Strategi Pemerintah untuk Mengurangi Ketergantungan pada Impor BBM
JAKARTA – Pemerintah saat ini sedang mempersiapkan kebijakan pencampuran etanol 10 persen dalam bensin, yang dikenal sebagai E10. Langkah ini merupakan bagian dari strategi nasional untuk menekan impor bahan bakar minyak (BBM) dan meningkatkan ketahanan energi.
Menteri Energi dan Sumber Daya Mineral (ESDM), Bahlil Lahadalia, menyampaikan bahwa kebijakan ini masih dalam tahap kajian sambil mempersiapkan pembangunan pabrik etanol di dalam negeri.
Menurut Bahlil, penggunaan etanol sebagai bahan campuran bensin akan mengandalkan bahan baku lokal seperti singkong dan tebu. Hal ini diharapkan dapat memberikan nilai tambah bagi sektor pertanian serta menciptakan lapangan kerja baru.
“Pabrik etanol ini dari singkong, dari tebu, dan ini mampu menciptakan lapangan pekerjaan karena petani-petani kita ke depan akan kita dorong untuk hal ini,” ujarnya.
Bahlil menjelaskan bahwa penerapan kebijakan E10 diprediksi akan dimulai pada tahun 2027. Saat ini, pihaknya sedang melakukan perencanaan terkait waktu yang tepat.
“Sekarang lagi pengerjaan apakah mandatori ini dilakukan di 2027, 2028, atau kapan. Tetapi menurut saya, yang kita lagi desain, keliatannya paling lambat 2027 bisa jalan,” katanya.
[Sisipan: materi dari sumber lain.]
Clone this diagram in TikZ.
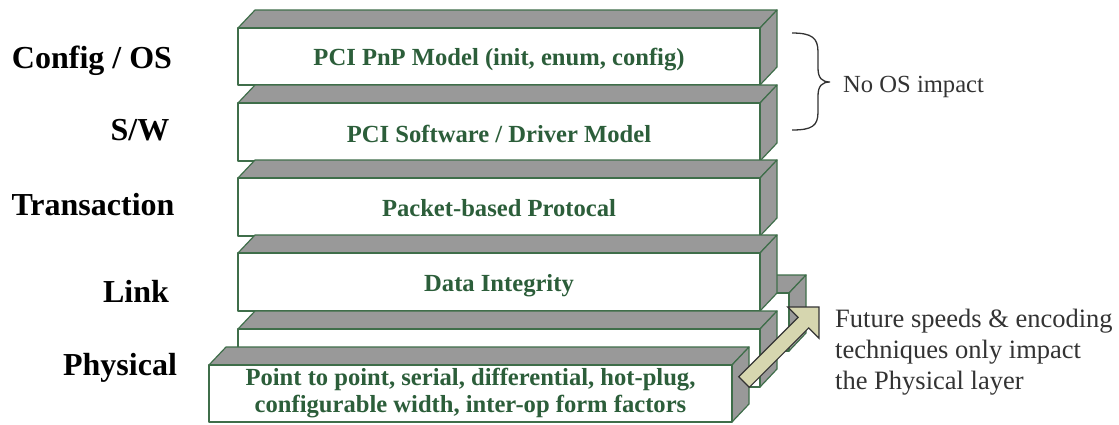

Kebijakan pencampuran etanol ini menjadi bagian dari upaya pemerintah untuk mengurangi ketergantungan terhadap impor bensin. Saat ini, impor bensin mencapai 27 juta ton per tahun. Dengan adanya E10, harapan besar diarahkan untuk mengurangi angka tersebut.
Saat ini, pencampuran etanol hanya diterapkan sebesar 5 persen (E5) melalui produk Pertamax Green 95 milik Pertamina. Namun, jenis BBM ini baru tersedia di Jakarta dan Surabaya. Sebelumnya, rencana penggunaan E10 sempat dijadwalkan mulai berlaku pada 2026.
Salah satu tokoh yang mendukung kebijakan ini adalah Menteri Koordinator Bidang Pangan Zulkifli Hasan. Ia menilai E10 sebagai langkah strategis dalam mempercepat transisi menuju energi bersih serta mengurangi ketergantungan terhadap bahan bakar fosil.
“Saya sudah diumumkan oleh Menteri ESDM, pada tahun depan kita sudah mulai pakai bensin campur 10 persen etanol atau metanol. Ini program pokok,” ujarnya dalam acara Trade Expo Indonesia (TEI) ke-40.
Zulhas menambahkan bahwa kebijakan ini juga diharapkan memiliki dampak luas terhadap perekonomian, khususnya sektor pertanian. Permintaan bahan baku seperti jagung, singkong, tebu, dan sorgum akan meningkat seiring dengan produksi etanol.
“Ini agenda besar dan berdampak luas, tentu tidak mudah. Perlu kerja sama semua pihak, perlu punya visi dan misi yang sama, serta memahami filosofinya bersama-sama,” kata dia.
Ia juga menjelaskan bahwa kebijakan E10 akan meningkatkan kemampuan petani. “Bayangkan betapa akan meningkat kemampuan petani kita. Kalau besok kita menuju 10 persen etanol dan metanol, berarti harus membangun industrinya. Berarti kalau orang menanam jagung akan laku keras, kalau orang tanam singkong akan laku karena itu untuk etanol dan metanol. Bayangkan, tidak akan ada tanah kosong nanti. Tanam singkong laris, tanam jagung laris, tanam tebu apalagi untuk etanol,” tambah Zulhas.
Dengan adanya E10, pemerintah berharap dapat menciptakan keseimbangan antara kebutuhan energi dan keberlanjutan lingkungan. Selain itu, kebijakan ini juga diharapkan mampu memberikan manfaat ekonomi yang lebih luas, khususnya bagi para petani dan pelaku usaha di sektor pertanian.